Nous sommes environ deux cents mélomanes, Salle Gaveau. L'heure et le jour sont pourtant idéaux : Vladimir Horowitz aimait d'ailleurs donner ses récitals le dimanche après-midi. Jean Dubé prend son temps pour bien caler son séant sur la banquette du piano. S'il est nerveux, il n'en donne pas l'impression. À 43 ans, cet ancien élève de Jacques Rouvier et de Catherine Collard passe toujours sous le radar des agents, des orchestres et de la critique musicale, malgré une quarantaine de disques qui auraient dû lui apporter un renom semblable à celui de son compatriote Marc-André Hamelin, tout aussi curieux que lui. D'autant que les albums de Dubé bénéficient de prises de son d'une très grande qualité. Sur des airs amérindiens, Jazzy Keyboard, ses toutes récentes Études op. 10 et 25 de Chopin sont des CD à thésauriser, entres autres enregistrements consacrés aux Finlandais Oskar Merikanto et Vaïnö Raitio, à une intégrale Sibelius, à des anthologies Louis Vierne, Jehan Alain, Jean Cras ou Hyacinthe Jadin (Syrius)...

Cet après-midi, Dubé pourrait justement avoir la frousse, car il va jouer toutes les Études de Chopin, y compris les trois que le compositeur a données à Ignaz Moscheles pour sa Méthode des méthodes – des pièces pré-fauréennes étonnantes. La moindre irrégularité, le moindre pâté, la moindre fausse note s'y entendent comme chez Bach et Mozart. Ça y est, il est bien assis. Ses épaules sont basses, ses bras à bonne distance du clavier d'un Yamaha CFX qui va se révéler somptueux. Dubé croise ses doigts : le sort en est jeté.
Et c'est parti pour la première, avec ses arpèges qui montent et descendent sur un choral d'octaves tenues à la main gauche.

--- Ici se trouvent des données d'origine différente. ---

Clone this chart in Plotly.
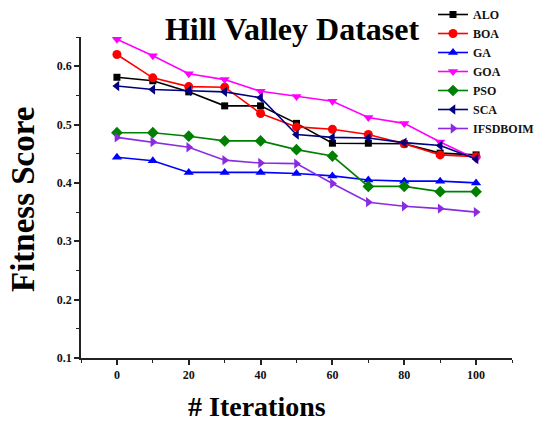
import plotly.graph_objects as go

iterations = [0, 10, 20, 30, 40, 50, 60, 70, 80, 90, 100]

alo = [0.581, 0.575, 0.556, 0.532, 0.532, 0.502, 0.468, 0.468, 0.467, 0.451, 0.448]
boa = [0.620, 0.580, 0.565, 0.564, 0.519, 0.496, 0.492, 0.483, 0.467, 0.448, 0.445]
ga = [0.444, 0.438, 0.418, 0.418, 0.418, 0.416, 0.412, 0.405, 0.403, 0.403, 0.400]
goa = [0.646, 0.618, 0.587, 0.577, 0.557, 0.548, 0.540, 0.512, 0.502, 0.470, 0.441]
pso = [0.486, 0.486, 0.480, 0.472, 0.472, 0.457, 0.446, 0.394, 0.394, 0.385, 0.385]
sca = [0.566, 0.560, 0.558, 0.556, 0.546, 0.483, 0.478, 0.477, 0.469, 0.464, 0.441]
ifsdboim = [0.478, 0.470, 0.461, 0.439, 0.434, 0.433, 0.399, 0.367, 0.360, 0.356, 0.350]

series_names = ["ALO", "BOA", "GA", "GOA", "PSO", "SCA", "IFSDBOIM"]
series_values = [alo, boa, ga, goa, pso, sca, ifsdboim]
colors = ["#000000", "#ff0000", "#0000ff", "#ff00ff", "#008000", "#000080", "#8a2be2"]
symbols = ["square", "circle", "triangle-up", "triangle-down", "diamond", "triangle-left", "triangle-right"]
sizes = [7, 9, 9, 9, 9, 9, 9]

x_ticks = [0, 20, 40, 60, 80, 100]
y_ticks = [0.1, 0.2, 0.3, 0.4, 0.5, 0.6]

FONT = "Liberation Serif, Times New Roman, serif"

fig = go.Figure()
for name, vals, c, s, sz in zip(series_names, series_values, colors, symbols, sizes):
    fig.add_trace(go.Scatter(
        x=iterations, y=vals, name=name, mode="lines+markers",
        line=dict(color=c, width=1.6),
        marker=dict(symbol=s, size=sz, color=c),
    ))

W, H = 536, 423
L, R, T, B = 81, 24, 37, 65
pw, ph = W - L - R, H - T - B

def px_x(p):
    return (p - L) / pw

def px_y(p):
    return (H - B - p) / ph

fig.update_layout(
    width=W, height=H,
    margin=dict(l=L, r=R, t=T, b=B, autoexpand=False),
    paper_bgcolor="white", plot_bgcolor="white",
    font=dict(family=FONT, color="#111111", size=12, weight="bold"),
    title=dict(text="Hill Valley Dataset", x=px_x(292), xref="paper", xanchor="center",
               y=1 - 29 / H, yref="container", yanchor="middle",
               font=dict(family=FONT, size=32, weight="bold", color="#000000")),
    showlegend=True,
    legend=dict(x=433 / W, y=1.0, xref="container", yref="container",
                xanchor="left", yanchor="top",
                bgcolor="rgba(0,0,0,0)", font=dict(family=FONT, size=12, weight="bold"),
                tracegroupgap=0),
    xaxis=dict(range=[-10, 110], tickvals=x_ticks, showgrid=False, zeroline=False,
               showline=True, linecolor="#222222", linewidth=1.5,
               ticks="outside", ticklen=5, tickwidth=1.5, tickcolor="#222222",
               tickfont=dict(family=FONT, size=12, weight="bold"),
               minor=dict(dtick=10, tick0=0, ticks="outside", ticklen=3, tickwidth=1.2, tickcolor="#222222")),
    yaxis=dict(range=[0.1, 0.65], tickvals=y_ticks, tickformat=".1f", showgrid=False, zeroline=False,
               showline=True, linecolor="#222222", linewidth=1.5,
               ticks="outside", ticklen=5, tickwidth=1.5, tickcolor="#222222",
               tickfont=dict(family=FONT, size=12, weight="bold"),
               minor=dict(dtick=0.05, tick0=0.1, ticks="outside", ticklen=3, tickwidth=1.2, tickcolor="#222222")),
    annotations=[
        dict(text="# Iterations", xref="paper", yref="paper", x=px_x(257), y=px_y(407),
             xanchor="center", yanchor="middle", showarrow=False,
             font=dict(family=FONT, size=28, weight="bold", color="#000000")),
        dict(text="Fitness Score", xref="paper", yref="paper", x=px_x(23), y=px_y(200),
             xanchor="center", yanchor="middle", showarrow=False, textangle=-90,
             font=dict(family=FONT, size=33, weight="bold", color="#000000")),
    ],
)

fig.write_html("out.html")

Quel son, rond, charnu il tire du piano ! Et ces octaves, pas assénées mais plantureuses et phrasées, soutiennent une main droite qui nuance les arpèges en respectant les indications de dynamique de Chopin, pas toujours regardées d'aussi près par des pianistes trop brillants. Le Chopin de Dubé ne l'est assurément pas. Le pianiste manie une pâte sonore onctueuse et dense, comme s'il touchait un antique Pleyel ayant toujours ses feutres originels. Il considère chaque étude comme une pièce de genre devant être écoutée pour elle-même. D'ailleurs, il en prolonge parfois un peu trop la durée du dernier accord et prend son temps, avant d'enchaîner la suivante. Le disque longue durée a tellement accoutumé public et musiciens à une écoute quasi enchaînée de ces études, que les rares pianistes qui les osent en récital font de même. Une autre réalité s'impose ici, moins unitaire, c'est troublant et très convaincant car jamais Chopin n'a songé à ce qu'elles soient jouées d'affilée.

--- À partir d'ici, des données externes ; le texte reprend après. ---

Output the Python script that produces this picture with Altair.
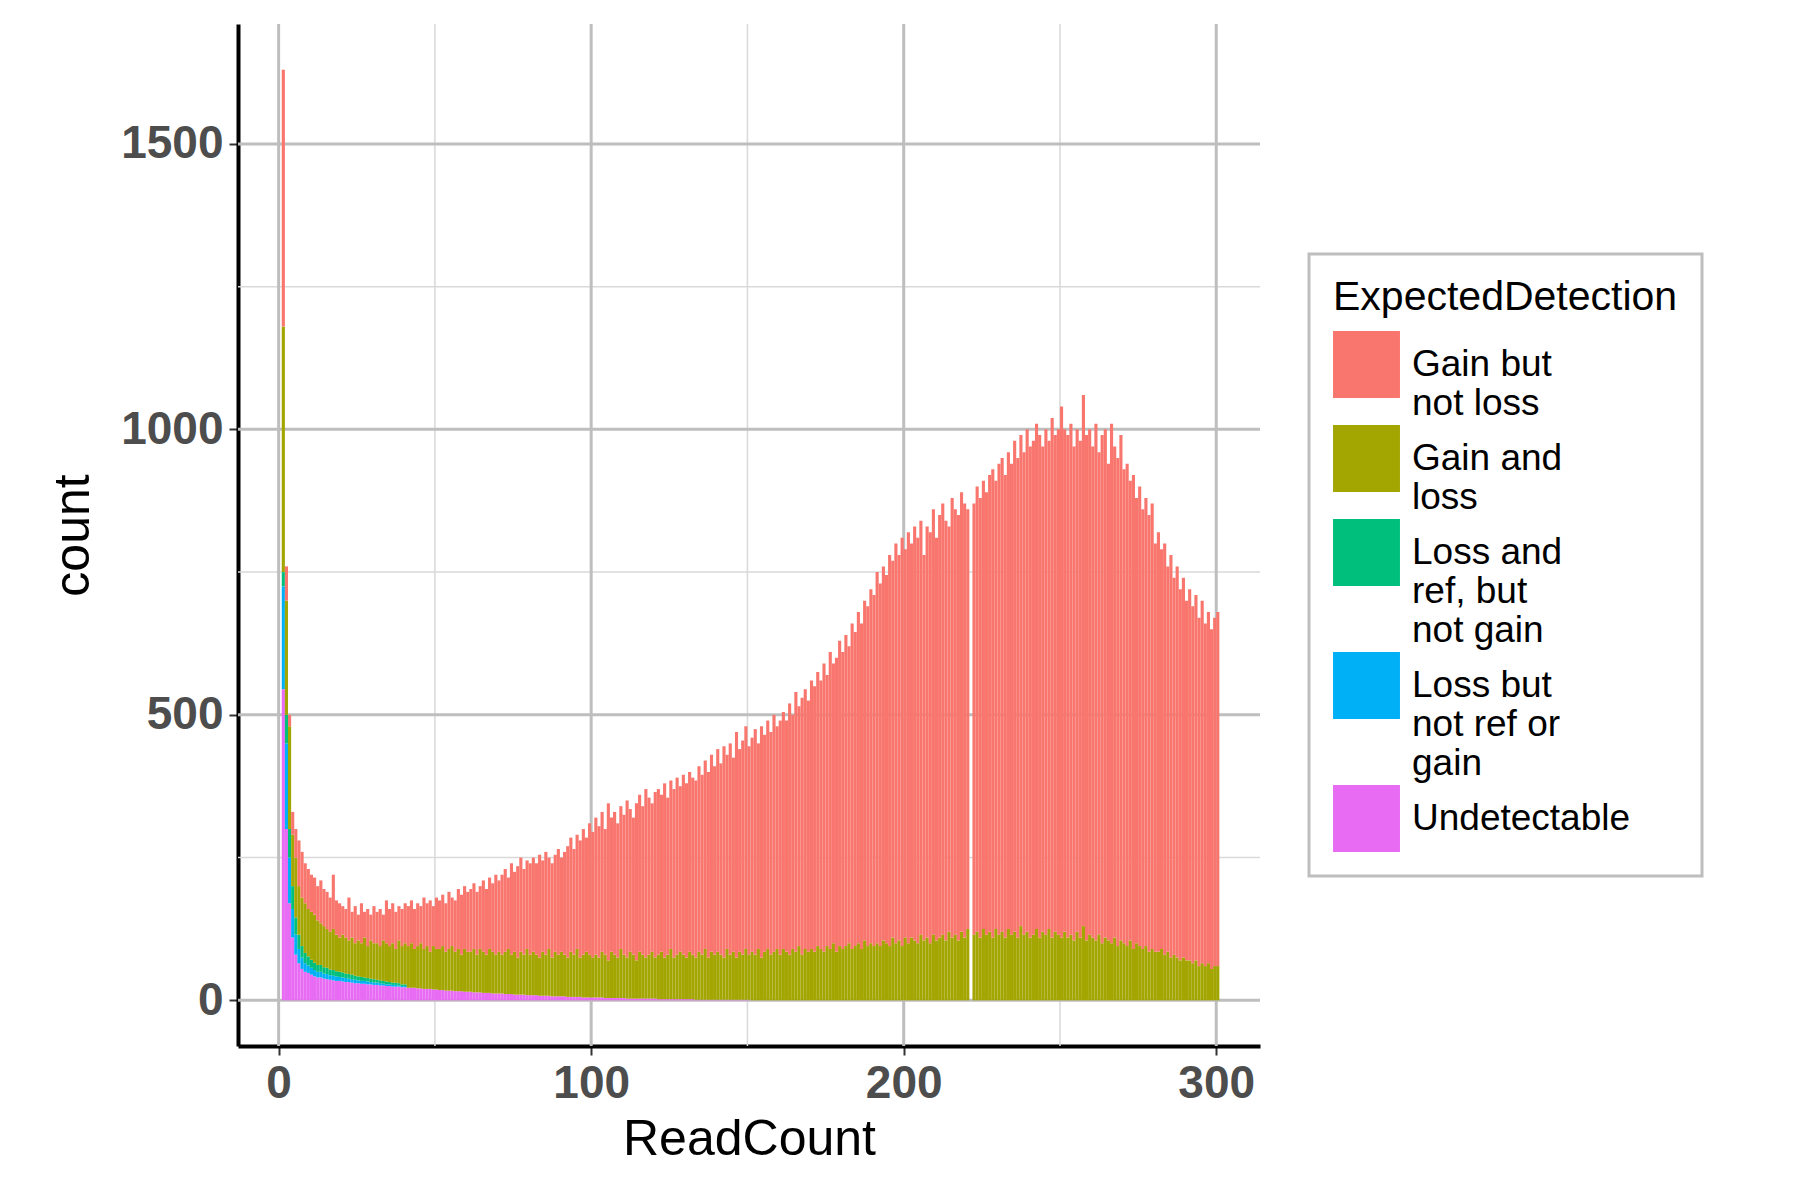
import pandas as pd
import altair as alt

# Data: per-bin values (ReadCount 1..300)
read_count = list(range(1, 301))

top_total = [
    1630, 760, 500, 330, 300, 280, 260, 240, 230, 220,
    215, 200, 210, 195, 190, 180, 220, 175, 170, 165,
    160, 180, 155, 165, 150, 170, 155, 160, 150, 165,
    155, 160, 150, 175, 160, 170, 155, 165, 160, 170,
    165, 175, 160, 170, 165, 180, 170, 175, 165, 180,
    175, 185, 170, 190, 180, 175, 195, 185, 200, 190,
    195, 205, 190, 200, 210, 195, 215, 205, 220, 210,
    220, 230, 215, 240, 225, 235, 250, 230, 245, 240,
    250, 240, 255, 245, 260, 250, 240, 255, 265, 250,
    260, 270, 285, 265, 290, 280, 300, 285, 310, 295,
    320, 305, 330, 300, 345, 320, 330, 310, 340, 325,
    350, 335, 320, 345, 360, 340, 370, 355, 345, 365,
    370, 360, 380, 355, 385, 370, 390, 375, 395, 380,
    400, 390, 385, 410, 395, 420, 400, 430, 410, 440,
    415, 445, 430, 450, 425, 470, 440, 455, 480, 445,
    460, 475, 450, 480, 465, 490, 470, 500, 480, 490,
    505, 490, 520, 500, 540, 515, 530, 545, 525, 560,
    550, 575, 560, 590, 570, 610, 590, 600, 630, 610,
    640, 620, 660, 645, 680, 660, 700, 690, 720, 710,
    750, 730, 760, 745, 780, 770, 800, 780, 810, 790,
    820, 800, 830, 810, 840, 780, 830, 820, 860, 810,
    850, 870, 840, 830, 880, 860, 850, 890, 870, 860,
    0, 870, 900, 880, 910, 890, 920, 930, 910, 940,
    950, 920, 960, 940, 980, 950, 990, 960, 1000, 970,
    980, 1010, 990, 970, 1000, 980, 1020, 990, 1000, 1040,
    1000, 990, 1010, 970, 1000, 980, 1060, 990, 1000, 970,
    1010, 960, 990, 1000, 940, 1010, 970, 950, 990, 930,
    940, 910, 920, 880, 900, 860, 880, 850, 870, 800,
    820, 790, 800, 760, 780, 740, 760, 720, 740, 700,
    720, 690, 710, 670, 700, 660, 680, 650, 670, 680,
]

top_olive = [
    1180, 700, 480, 290, 250, 200, 180, 170, 160, 155,
    150, 140, 135, 130, 125, 120, 125, 115, 110, 115,
    110, 105, 110, 100, 105, 100, 110, 95, 105, 100,
    100, 95, 105, 100, 95, 100, 90, 105, 95, 100,
    95, 100, 90, 95, 100, 90, 95, 85, 95, 90,
    90, 95, 85, 90, 95, 85, 90, 80, 90, 85,
    85, 90, 80, 90, 85, 80, 90, 85, 80, 85,
    80, 85, 90, 80, 85, 75, 85, 80, 90, 80,
    85, 80, 75, 85, 80, 90, 75, 85, 80, 85,
    80, 75, 85, 80, 90, 75, 80, 85, 80, 75,
    80, 75, 85, 80, 70, 85, 80, 75, 90, 80,
    75, 85, 80, 70, 85, 80, 75, 80, 85, 75,
    80, 85, 75, 80, 90, 75, 80, 85, 80, 75,
    85, 80, 75, 85, 80, 90, 75, 85, 80, 85,
    80, 75, 90, 80, 85, 75, 85, 80, 90, 80,
    85, 80, 90, 75, 85, 90, 80, 85, 90, 80,
    90, 85, 80, 90, 85, 95, 80, 90, 85, 90,
    85, 95, 90, 85, 95, 90, 100, 85, 95, 90,
    95, 100, 90, 95, 100, 90, 105, 95, 100, 95,
    100, 95, 105, 100, 95, 110, 100, 105, 95, 110,
    100, 110, 105, 100, 115, 105, 110, 100, 115, 105,
    110, 115, 105, 120, 110, 115, 105, 120, 110, 125,
    0, 115, 120, 110, 125, 115, 120, 110, 125, 115,
    120, 110, 125, 115, 120, 110, 130, 115, 120, 110,
    115, 125, 110, 120, 115, 125, 110, 120, 115, 110,
    120, 110, 115, 105, 120, 110, 130, 105, 115, 110,
    105, 115, 100, 110, 105, 100, 110, 95, 105, 100,
    95, 105, 90, 100, 95, 90, 95, 85, 90, 85,
    85, 90, 80, 85, 75, 80, 75, 70, 75, 70,
    70, 65, 70, 60, 65, 60, 65, 55, 60, 60,
]

pink_cnt = [
    545, 300, 170, 110, 80, 65, 55, 50, 48, 45,
    42, 40, 40, 38, 37, 36, 35, 34, 34, 33,
    32, 32, 31, 30, 30, 29, 29, 28, 28, 27,
    27, 26, 26, 25, 25, 24, 24, 24, 23, 23,
    22, 22, 22, 21, 21, 20, 20, 20, 19, 19,
    18, 18, 17, 17, 17, 16, 16, 16, 15, 15,
    15, 14, 14, 14, 13, 13, 13, 12, 12, 12,
    12, 11, 11, 11, 10, 10, 10, 10, 9, 9,
    9, 9, 8, 8, 8, 8, 7, 7, 7, 7,
    7, 6, 6, 6, 6, 6, 5, 5, 5, 5,
    5, 5, 5, 4, 4, 4, 4, 4, 4, 4,
    3, 3, 3, 3, 3, 3, 3, 3, 3, 3,
    2, 2, 2, 2, 2, 2, 2, 2, 2, 2,
    2, 2, 1, 1, 1, 1, 1, 1, 1, 1,
    1, 1, 1, 1, 1, 1, 1, 1, 1, 1,
] + [0] * 150

blue_cnt = [
    180, 150, 80, 50, 35, 25, 20, 15, 13, 12,
    11, 10, 10, 9, 9, 8, 8, 8, 7, 7,
    7, 6, 6, 6, 5, 5, 5, 5, 4, 4,
    4, 4, 3, 3, 3, 3, 3, 2, 2, 2,
] + [0] * 260

green_cnt = [
    25, 50, 50, 40, 30, 25, 20, 18, 16, 14,
    13, 12, 12, 11, 11, 10, 10, 9, 9, 9,
    8, 8, 8, 7, 7, 7, 6, 6, 6, 6,
    5, 5, 5, 5, 4, 4, 4, 4, 3, 3,
] + [0] * 260

categories = ['Gain but not loss', 'Gain and loss', 'Loss and ref, but not gain',
              'Loss but not ref or gain', 'Undetectable']
colors = ['#F8766D', '#A3A500', '#00BF7D', '#00B0F6', '#E76BF3']

# stack bottom-up: Undetectable first, Gain but not loss on top
rows = []
for i, rc in enumerate(read_count):
    olive = max(top_olive[i] - pink_cnt[i] - blue_cnt[i] - green_cnt[i], 0)
    red = max(top_total[i] - top_olive[i], 0)
    vals = [red, olive, green_cnt[i], blue_cnt[i], pink_cnt[i]]
    base = 0
    for k in range(4, -1, -1):
        rows.append({'x': rc, 'x2': rc + 1, 'y': base, 'y2': base + vals[k],
                     'cat': categories[k]})
        base += vals[k]
df = pd.DataFrame(rows)
df = df[df['y2'] > df['y']]

font = 'Liberation Sans'
xdom = [-13, 314]
ydom = [-80, 1710]

major_x = pd.DataFrame({'v': [0, 100, 200, 300]})
minor_x = pd.DataFrame({'v': [50, 150, 250]})
major_y = pd.DataFrame({'v': [0, 500, 1000, 1500]})
minor_y = pd.DataFrame({'v': [250, 750, 1250]})

xs = alt.Scale(domain=xdom, nice=False, zero=False)
ys = alt.Scale(domain=ydom, nice=False, zero=False)

def vrule(d, w, c):
    return alt.Chart(d).mark_rule(color=c, strokeWidth=w).encode(
        x=alt.X('v:Q', scale=xs))

def hrule(d, w, c):
    return alt.Chart(d).mark_rule(color=c, strokeWidth=w).encode(
        y=alt.Y('v:Q', scale=ys))

grid = (vrule(minor_x, 1.5, '#d9d9d9') + hrule(minor_y, 1.5, '#d9d9d9') +
        vrule(major_x, 3, '#bebebe') + hrule(major_y, 3, '#bebebe'))

label_expr = ("datum.label == 'Gain but not loss' ? ['Gain but', 'not loss'] : "
              "datum.label == 'Gain and loss' ? ['Gain and', 'loss'] : "
              "datum.label == 'Loss and ref, but not gain' ? ['Loss and', 'ref, but', 'not gain'] : "
              "datum.label == 'Loss but not ref or gain' ? ['Loss but', 'not ref or', 'gain'] : datum.label")

bars = alt.Chart(df).mark_rect(strokeWidth=0).encode(
    x=alt.X('x:Q', scale=xs, title='ReadCount',
            axis=alt.Axis(values=[0, 100, 200, 300], grid=False, format='d')),
    x2='x2:Q',
    y=alt.Y('y:Q', scale=ys, title='count',
            axis=alt.Axis(values=[0, 500, 1000, 1500], grid=False, format='d')),
    y2='y2:Q',
    color=alt.Color('cat:N', title='ExpectedDetection',
                    scale=alt.Scale(domain=categories, range=colors),
                    legend=alt.Legend(orient='none', legendX=1071, legendY=230,
                                      labelExpr=label_expr)),
)

chart = (grid + bars).properties(
    width=1022, height=1022, background='white',
    padding={'left': 40, 'top': 14, 'right': 5, 'bottom': 5}
).configure_view(stroke=None).configure_axis(
    domainColor='black', domainWidth=4,
    tickColor='#333333', tickSize=9, tickWidth=2,
    labelFont=font, labelFontSize=46, labelFontWeight='bold', labelColor='#4d4d4d',
    titleFont=font, titleFontSize=50, titleFontWeight='normal', titleColor='black',
    labelPadding=6,
).configure_axisX(titlePadding=8).configure_axisY(titlePadding=22).configure_legend(
    titleFont=font, titleFontSize=41, titleFontWeight='normal', titleColor='black',
    titleLimit=600, titlePadding=12,
    labelFont=font, labelFontSize=37, labelColor='black', labelLimit=500,
    symbolType='square', symbolSize=4480, symbolStrokeWidth=0, symbolOpacity=1,
    rowPadding=3, strokeColor='#bebebe', strokeWidth=3, padding=24,
    fillColor='white', labelOffset=12,
)

chart.save('out.html', embed_options={'renderer': 'svg', 'actions': False})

Dubé se rit de toutes les difficultés, fait même entendre des détails habituellement laissés de côté. Il ne leur fait pas un sort, il a trop de dignité pour cela : il sait qu'ils sont enfouis dans le texte, il les entend intérieurement et en une fraction de seconde les fait passer dans son jeu, sans braquer un projecteur sur eux. C'est merveilleusement intelligent et sensible, d'autant que Dubé chante tout dans un legato moelleux, une sonorité infiniment longue et profonde. Même les terribles études en octaves et en tierces de l'Opus 25 laissent pantois : les tierces de la sixième montent et descendent sans effort, enfin expressives, pendant que la main gauche ponctue en bondissant, ce qui faisait paradoxalement dire à Vlado Perlemuter que c’était en fait une étude pour la main gauche ! Dubé lie les octaves de la dixième avec les doigts et pas avec la pédale, et sans autre tension que celle qui naît de la musique. La partie centrale est à se damner de beauté de phrasé et de sonorité.
Pour finir, la dernière, écho de la première avec ces arpèges dévalant le clavier sans relâche, naissant de notes tenues par une pédale virtuose dans les basses. Dubé lui donne son allure de poème tragique. En bis, La Ronde des lutins de Liszt, il y exalte le brillant, le sauvage des esprits maléfiques sur un piano transfiguré par un maître du son. Le Prélude pour orgue de Bach arrangé par Siloti est joué avec un son d'or liquide, comme Emil Gilels en son temps. Et l'on revient chez soi persuadé que la vie musicale commet une injustice, sinon un méfait à l'égard de Jean Dubé.